• _GIVEN RECORDS_
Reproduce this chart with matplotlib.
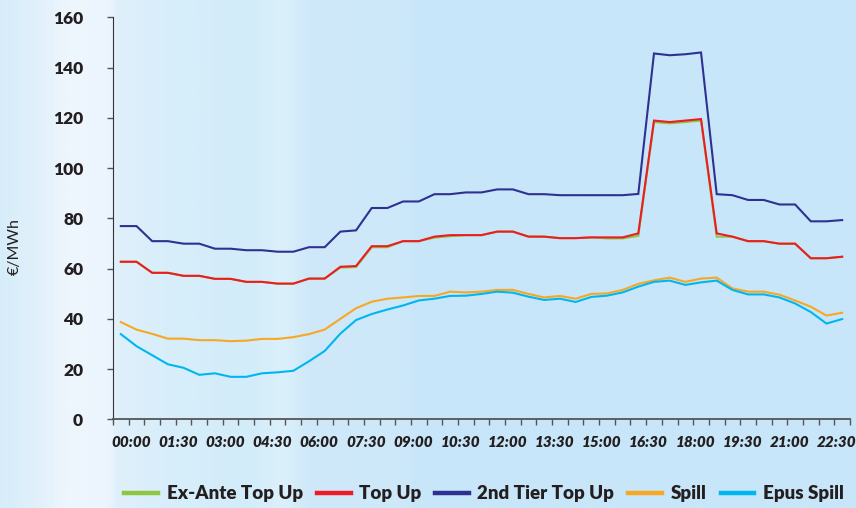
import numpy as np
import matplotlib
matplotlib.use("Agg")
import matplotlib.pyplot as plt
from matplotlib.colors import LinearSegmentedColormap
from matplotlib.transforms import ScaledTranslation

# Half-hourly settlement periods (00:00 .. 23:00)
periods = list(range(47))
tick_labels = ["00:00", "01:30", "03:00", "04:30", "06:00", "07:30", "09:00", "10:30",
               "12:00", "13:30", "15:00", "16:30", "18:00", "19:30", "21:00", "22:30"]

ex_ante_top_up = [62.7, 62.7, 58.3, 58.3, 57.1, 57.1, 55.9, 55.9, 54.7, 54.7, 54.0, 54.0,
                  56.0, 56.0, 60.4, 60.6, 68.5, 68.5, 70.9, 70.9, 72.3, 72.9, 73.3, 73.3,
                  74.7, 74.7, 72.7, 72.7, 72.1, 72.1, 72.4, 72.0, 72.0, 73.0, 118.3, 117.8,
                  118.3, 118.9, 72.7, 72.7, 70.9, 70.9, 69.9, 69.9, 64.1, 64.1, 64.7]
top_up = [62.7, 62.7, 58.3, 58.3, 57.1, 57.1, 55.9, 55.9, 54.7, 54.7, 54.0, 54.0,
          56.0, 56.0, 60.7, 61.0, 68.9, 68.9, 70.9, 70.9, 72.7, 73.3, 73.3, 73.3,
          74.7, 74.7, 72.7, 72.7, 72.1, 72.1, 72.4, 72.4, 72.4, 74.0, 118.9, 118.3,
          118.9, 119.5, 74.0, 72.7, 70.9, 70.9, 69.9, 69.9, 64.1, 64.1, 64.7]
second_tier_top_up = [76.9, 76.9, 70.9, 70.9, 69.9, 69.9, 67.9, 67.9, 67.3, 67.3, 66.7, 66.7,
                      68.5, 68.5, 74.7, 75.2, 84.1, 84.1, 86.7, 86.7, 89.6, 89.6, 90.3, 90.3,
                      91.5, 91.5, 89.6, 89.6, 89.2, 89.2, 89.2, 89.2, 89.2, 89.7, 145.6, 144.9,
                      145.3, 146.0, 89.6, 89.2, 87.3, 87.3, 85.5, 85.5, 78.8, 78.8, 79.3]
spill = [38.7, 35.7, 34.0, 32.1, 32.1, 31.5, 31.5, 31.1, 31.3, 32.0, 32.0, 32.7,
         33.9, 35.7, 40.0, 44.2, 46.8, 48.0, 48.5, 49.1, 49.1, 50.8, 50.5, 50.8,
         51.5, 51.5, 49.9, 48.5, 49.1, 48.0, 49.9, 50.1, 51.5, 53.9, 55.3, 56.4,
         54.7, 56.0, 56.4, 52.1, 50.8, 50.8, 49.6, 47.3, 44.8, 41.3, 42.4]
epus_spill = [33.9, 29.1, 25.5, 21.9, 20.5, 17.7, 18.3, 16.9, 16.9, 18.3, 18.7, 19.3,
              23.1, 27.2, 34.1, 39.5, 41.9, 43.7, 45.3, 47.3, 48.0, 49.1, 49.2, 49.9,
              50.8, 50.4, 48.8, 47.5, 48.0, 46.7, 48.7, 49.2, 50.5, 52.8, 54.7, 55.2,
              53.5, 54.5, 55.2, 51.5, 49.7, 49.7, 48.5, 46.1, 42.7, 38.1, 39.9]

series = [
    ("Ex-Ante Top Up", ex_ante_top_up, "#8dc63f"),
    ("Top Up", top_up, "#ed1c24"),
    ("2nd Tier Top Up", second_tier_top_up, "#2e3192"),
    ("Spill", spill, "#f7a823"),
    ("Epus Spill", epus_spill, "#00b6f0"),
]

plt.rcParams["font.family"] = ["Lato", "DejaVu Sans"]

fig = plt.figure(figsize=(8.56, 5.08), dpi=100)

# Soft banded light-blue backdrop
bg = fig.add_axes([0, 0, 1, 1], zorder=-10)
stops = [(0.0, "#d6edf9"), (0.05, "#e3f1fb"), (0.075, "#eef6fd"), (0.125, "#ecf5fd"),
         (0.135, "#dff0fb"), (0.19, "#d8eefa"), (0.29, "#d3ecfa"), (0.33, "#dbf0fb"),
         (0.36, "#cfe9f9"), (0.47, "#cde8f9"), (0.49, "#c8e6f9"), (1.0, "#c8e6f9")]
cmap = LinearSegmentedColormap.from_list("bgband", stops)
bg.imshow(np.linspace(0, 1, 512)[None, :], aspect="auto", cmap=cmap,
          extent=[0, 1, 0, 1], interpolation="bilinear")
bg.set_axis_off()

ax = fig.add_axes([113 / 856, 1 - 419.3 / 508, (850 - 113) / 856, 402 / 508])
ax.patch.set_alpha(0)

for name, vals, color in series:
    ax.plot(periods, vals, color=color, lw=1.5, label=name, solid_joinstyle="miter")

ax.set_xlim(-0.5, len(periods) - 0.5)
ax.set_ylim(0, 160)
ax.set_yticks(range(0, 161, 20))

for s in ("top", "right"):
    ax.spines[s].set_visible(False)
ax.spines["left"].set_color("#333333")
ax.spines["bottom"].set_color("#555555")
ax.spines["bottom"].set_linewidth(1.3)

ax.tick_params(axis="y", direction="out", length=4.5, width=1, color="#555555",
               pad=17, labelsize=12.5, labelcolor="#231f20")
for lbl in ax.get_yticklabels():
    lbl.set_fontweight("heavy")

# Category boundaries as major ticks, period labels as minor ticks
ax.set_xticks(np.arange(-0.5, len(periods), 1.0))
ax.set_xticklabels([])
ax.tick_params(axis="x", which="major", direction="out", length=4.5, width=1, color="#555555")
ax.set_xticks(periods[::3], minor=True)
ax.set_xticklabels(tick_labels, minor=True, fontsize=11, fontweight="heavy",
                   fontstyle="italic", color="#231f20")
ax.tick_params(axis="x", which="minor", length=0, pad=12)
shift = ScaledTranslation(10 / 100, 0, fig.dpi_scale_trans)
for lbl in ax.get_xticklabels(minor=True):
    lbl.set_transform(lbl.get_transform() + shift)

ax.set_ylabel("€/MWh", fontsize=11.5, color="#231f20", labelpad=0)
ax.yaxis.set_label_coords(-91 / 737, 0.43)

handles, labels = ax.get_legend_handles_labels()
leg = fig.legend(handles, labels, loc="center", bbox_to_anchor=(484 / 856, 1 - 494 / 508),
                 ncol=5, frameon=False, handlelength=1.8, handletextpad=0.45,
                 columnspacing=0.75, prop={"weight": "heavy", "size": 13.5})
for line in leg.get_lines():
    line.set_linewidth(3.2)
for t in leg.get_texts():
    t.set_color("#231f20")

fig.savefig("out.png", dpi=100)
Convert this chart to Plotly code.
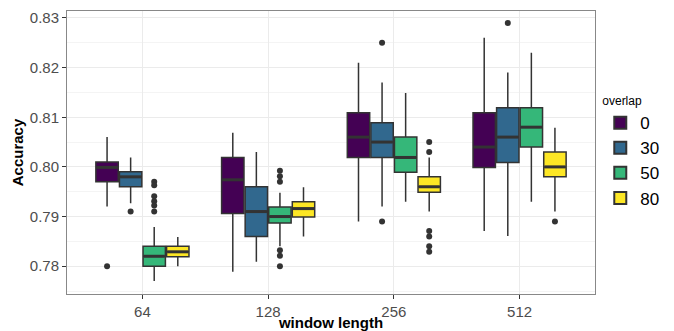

• _DIRECTIONS_
Repeat the material above verbatim. Leave the pictures behind.

• _SOLUTION FOR THIS PROBLEM_
Reproduce this chart with matplotlib.
import numpy as np
import matplotlib
matplotlib.use("Agg")
import matplotlib.pyplot as plt
from matplotlib.colors import LinearSegmentedColormap
from matplotlib.transforms import ScaledTranslation

# Half-hourly settlement periods (00:00 .. 23:00)
periods = list(range(47))
tick_labels = ["00:00", "01:30", "03:00", "04:30", "06:00", "07:30", "09:00", "10:30",
               "12:00", "13:30", "15:00", "16:30", "18:00", "19:30", "21:00", "22:30"]

ex_ante_top_up = [62.7, 62.7, 58.3, 58.3, 57.1, 57.1, 55.9, 55.9, 54.7, 54.7, 54.0, 54.0,
                  56.0, 56.0, 60.4, 60.6, 68.5, 68.5, 70.9, 70.9, 72.3, 72.9, 73.3, 73.3,
                  74.7, 74.7, 72.7, 72.7, 72.1, 72.1, 72.4, 72.0, 72.0, 73.0, 118.3, 117.8,
                  118.3, 118.9, 72.7, 72.7, 70.9, 70.9, 69.9, 69.9, 64.1, 64.1, 64.7]
top_up = [62.7, 62.7, 58.3, 58.3, 57.1, 57.1, 55.9, 55.9, 54.7, 54.7, 54.0, 54.0,
          56.0, 56.0, 60.7, 61.0, 68.9, 68.9, 70.9, 70.9, 72.7, 73.3, 73.3, 73.3,
          74.7, 74.7, 72.7, 72.7, 72.1, 72.1, 72.4, 72.4, 72.4, 74.0, 118.9, 118.3,
          118.9, 119.5, 74.0, 72.7, 70.9, 70.9, 69.9, 69.9, 64.1, 64.1, 64.7]
second_tier_top_up = [76.9, 76.9, 70.9, 70.9, 69.9, 69.9, 67.9, 67.9, 67.3, 67.3, 66.7, 66.7,
                      68.5, 68.5, 74.7, 75.2, 84.1, 84.1, 86.7, 86.7, 89.6, 89.6, 90.3, 90.3,
                      91.5, 91.5, 89.6, 89.6, 89.2, 89.2, 89.2, 89.2, 89.2, 89.7, 145.6, 144.9,
                      145.3, 146.0, 89.6, 89.2, 87.3, 87.3, 85.5, 85.5, 78.8, 78.8, 79.3]
spill = [38.7, 35.7, 34.0, 32.1, 32.1, 31.5, 31.5, 31.1, 31.3, 32.0, 32.0, 32.7,
         33.9, 35.7, 40.0, 44.2, 46.8, 48.0, 48.5, 49.1, 49.1, 50.8, 50.5, 50.8,
         51.5, 51.5, 49.9, 48.5, 49.1, 48.0, 49.9, 50.1, 51.5, 53.9, 55.3, 56.4,
         54.7, 56.0, 56.4, 52.1, 50.8, 50.8, 49.6, 47.3, 44.8, 41.3, 42.4]
epus_spill = [33.9, 29.1, 25.5, 21.9, 20.5, 17.7, 18.3, 16.9, 16.9, 18.3, 18.7, 19.3,
              23.1, 27.2, 34.1, 39.5, 41.9, 43.7, 45.3, 47.3, 48.0, 49.1, 49.2, 49.9,
              50.8, 50.4, 48.8, 47.5, 48.0, 46.7, 48.7, 49.2, 50.5, 52.8, 54.7, 55.2,
              53.5, 54.5, 55.2, 51.5, 49.7, 49.7, 48.5, 46.1, 42.7, 38.1, 39.9]

series = [
    ("Ex-Ante Top Up", ex_ante_top_up, "#8dc63f"),
    ("Top Up", top_up, "#ed1c24"),
    ("2nd Tier Top Up", second_tier_top_up, "#2e3192"),
    ("Spill", spill, "#f7a823"),
    ("Epus Spill", epus_spill, "#00b6f0"),
]

plt.rcParams["font.family"] = ["Lato", "DejaVu Sans"]

fig = plt.figure(figsize=(8.56, 5.08), dpi=100)

# Soft banded light-blue backdrop
bg = fig.add_axes([0, 0, 1, 1], zorder=-10)
stops = [(0.0, "#d6edf9"), (0.05, "#e3f1fb"), (0.075, "#eef6fd"), (0.125, "#ecf5fd"),
         (0.135, "#dff0fb"), (0.19, "#d8eefa"), (0.29, "#d3ecfa"), (0.33, "#dbf0fb"),
         (0.36, "#cfe9f9"), (0.47, "#cde8f9"), (0.49, "#c8e6f9"), (1.0, "#c8e6f9")]
cmap = LinearSegmentedColormap.from_list("bgband", stops)
bg.imshow(np.linspace(0, 1, 512)[None, :], aspect="auto", cmap=cmap,
          extent=[0, 1, 0, 1], interpolation="bilinear")
bg.set_axis_off()

ax = fig.add_axes([113 / 856, 1 - 419.3 / 508, (850 - 113) / 856, 402 / 508])
ax.patch.set_alpha(0)

for name, vals, color in series:
    ax.plot(periods, vals, color=color, lw=1.5, label=name, solid_joinstyle="miter")

ax.set_xlim(-0.5, len(periods) - 0.5)
ax.set_ylim(0, 160)
ax.set_yticks(range(0, 161, 20))

for s in ("top", "right"):
    ax.spines[s].set_visible(False)
ax.spines["left"].set_color("#333333")
ax.spines["bottom"].set_color("#555555")
ax.spines["bottom"].set_linewidth(1.3)

ax.tick_params(axis="y", direction="out", length=4.5, width=1, color="#555555",
               pad=17, labelsize=12.5, labelcolor="#231f20")
for lbl in ax.get_yticklabels():
    lbl.set_fontweight("heavy")

# Category boundaries as major ticks, period labels as minor ticks
ax.set_xticks(np.arange(-0.5, len(periods), 1.0))
ax.set_xticklabels([])
ax.tick_params(axis="x", which="major", direction="out", length=4.5, width=1, color="#555555")
ax.set_xticks(periods[::3], minor=True)
ax.set_xticklabels(tick_labels, minor=True, fontsize=11, fontweight="heavy",
                   fontstyle="italic", color="#231f20")
ax.tick_params(axis="x", which="minor", length=0, pad=12)
shift = ScaledTranslation(10 / 100, 0, fig.dpi_scale_trans)
for lbl in ax.get_xticklabels(minor=True):
    lbl.set_transform(lbl.get_transform() + shift)

ax.set_ylabel("€/MWh", fontsize=11.5, color="#231f20", labelpad=0)
ax.yaxis.set_label_coords(-91 / 737, 0.43)

handles, labels = ax.get_legend_handles_labels()
leg = fig.legend(handles, labels, loc="center", bbox_to_anchor=(484 / 856, 1 - 494 / 508),
                 ncol=5, frameon=False, handlelength=1.8, handletextpad=0.45,
                 columnspacing=0.75, prop={"weight": "heavy", "size": 13.5})
for line in leg.get_lines():
    line.set_linewidth(3.2)
for t in leg.get_texts():
    t.set_color("#231f20")

fig.savefig("out.png", dpi=100)
Convert this chart to Plotly code.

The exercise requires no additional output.